▸ **Do this**: From the first line of the listing below, retype each line up to and including the one with "anchor=west] (hs) at"; pictures stay out.

▸ **Collected data**:

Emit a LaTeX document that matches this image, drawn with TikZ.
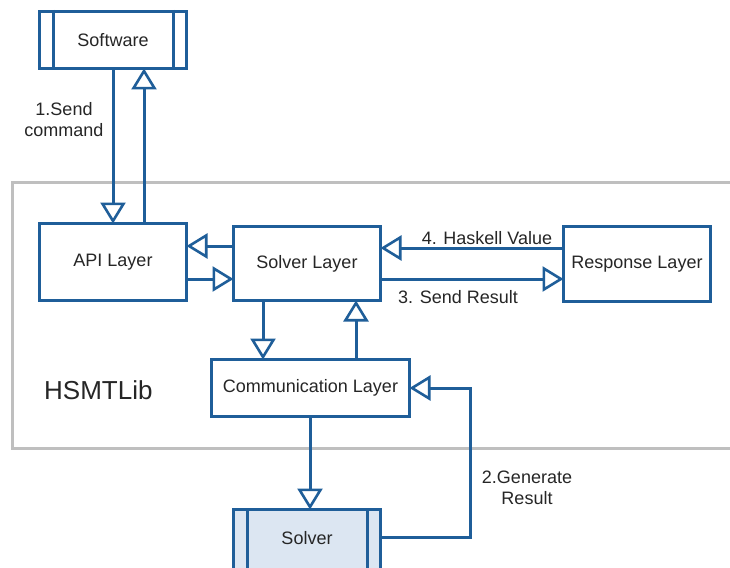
\documentclass[tikz,border=0pt]{standalone}
\usepackage{fontspec}
\setmainfont{Liberation Sans}
\usetikzlibrary{arrows.meta}
\definecolor{vblue}{HTML}{1F5E99}
\definecolor{vgray}{HTML}{BFBFBF}
\definecolor{vfill}{HTML}{DCE6F2}
\definecolor{vtext}{HTML}{262626}
\tikzset{
  layer/.style={draw=vblue, line width=3pt, fill=white, inner sep=0pt, outer sep=0pt,
    font=\fontsize{18}{21}\selectfont, text=vtext},
  lbl/.style={font=\fontsize{18}{21}\selectfont, text=vtext, inner sep=0pt, align=center},
  conn/.style={draw=vblue, line width=3pt},
  arr/.style={conn, -{Triangle[open, length=21pt, width=25pt, line width=2.6pt]}},
}
\begin{document}
\begin{tikzpicture}[x=1pt, y=-1pt]
\clip (0,0) rectangle (730,567);
\fill[white] (0,0) rectangle (730,567);
% HSMTLib container
\draw[vgray, line width=3pt] (12,182) rectangle (760,448);
\node[lbl, font=\fontsize{26}{30}\selectfont, anchor=west] (hs) at (44,390) {HSMTLib};

% boxes
\node[layer, minimum width=147pt, minimum height=57pt] (sw) at (113,40) {Software};
\draw[conn] (53,10) -- (53,70);
\draw[conn] (173,10) -- (173,70);
\node[layer, minimum width=147pt, minimum height=77pt] (api) at (113,262) {API Layer};
\node[layer, minimum width=147pt, minimum height=74pt] (sl) at (307,263.5) {Solver Layer};
\node[layer, minimum width=147pt, minimum height=75pt] (rl) at (637,264) {Response Layer};
\node[layer, minimum width=198pt, minimum height=57pt] (cl) at (310.5,388) {Communication Layer};
\node[layer, fill=vfill, minimum width=147pt, minimum height=80pt] (sv) at (307,549.5) {};
\draw[conn] (247,508) -- (247,580);
\draw[conn] (367,508) -- (367,580);
\node[lbl] (svt) at (307,538) {Solver};

% helper coordinates
\coordinate (xa) at (113,0);
\coordinate (xb) at (144,0);
\coordinate (xc) at (263,0);
\coordinate (xd) at (356,0);
\coordinate (xe) at (310,0);
\coordinate (xf) at (470,0);
\coordinate (ya) at (0,246);
\coordinate (yb) at (0,279);
\coordinate (yc) at (0,248);
\coordinate (yd) at (0,388);
\coordinate (ye) at (0,537);

% connectors
\draw[arr] (sw.south -| xa) -- (api.north -| xa);
\draw[arr] (api.north -| xb) -- (sw.south -| xb);
\draw[arr] (sl.west |- ya) -- (api.east |- ya);
\draw[arr] (api.east |- yb) -- (sl.west |- yb);
\draw[arr] (rl.west |- yc) -- (sl.east |- yc);
\draw[arr] (sl.east |- yb) -- (rl.west |- yb);
\draw[arr] (sl.south -| xc) -- (cl.north -| xc);
\draw[arr] (cl.north -| xd) -- (sl.south -| xd);
\draw[arr] (cl.south -| xe) -- (sv.north -| xe);
\draw[arr] (sv.east |- ye) -| (xf |- yd) -- (cl.east |- yd);

% labels
\node[lbl] (l1) at (64,120) {1.Send\\command};
\node[lbl] (l4) at (487,238) {4. Haskell Value};
\node[lbl] (l3) at (458,297) {3. Send Result};
\node[lbl] (l2) at (527,488) {2.Generate\\Result};
\end{tikzpicture}
\end{document}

▸ **Full output**:
Emit a LaTeX document that matches this image, drawn with TikZ.
\documentclass[tikz,border=0pt]{standalone}
\usepackage{fontspec}
\setmainfont{Liberation Sans}
\usetikzlibrary{arrows.meta}
\definecolor{vblue}{HTML}{1F5E99}
\definecolor{vgray}{HTML}{BFBFBF}
\definecolor{vfill}{HTML}{DCE6F2}
\definecolor{vtext}{HTML}{262626}
\tikzset{
  layer/.style={draw=vblue, line width=3pt, fill=white, inner sep=0pt, outer sep=0pt,
    font=\fontsize{18}{21}\selectfont, text=vtext},
  lbl/.style={font=\fontsize{18}{21}\selectfont, text=vtext, inner sep=0pt, align=center},
  conn/.style={draw=vblue, line width=3pt},
  arr/.style={conn, -{Triangle[open, length=21pt, width=25pt, line width=2.6pt]}},
}
\begin{document}
\begin{tikzpicture}[x=1pt, y=-1pt]
\clip (0,0) rectangle (730,567);
\fill[white] (0,0) rectangle (730,567);
% HSMTLib container
\draw[vgray, line width=3pt] (12,182) rectangle (760,448);
\node[lbl, font=\fontsize{26}{30}\selectfont, anchor=west] (hs) at (44,390) {HSMTLib};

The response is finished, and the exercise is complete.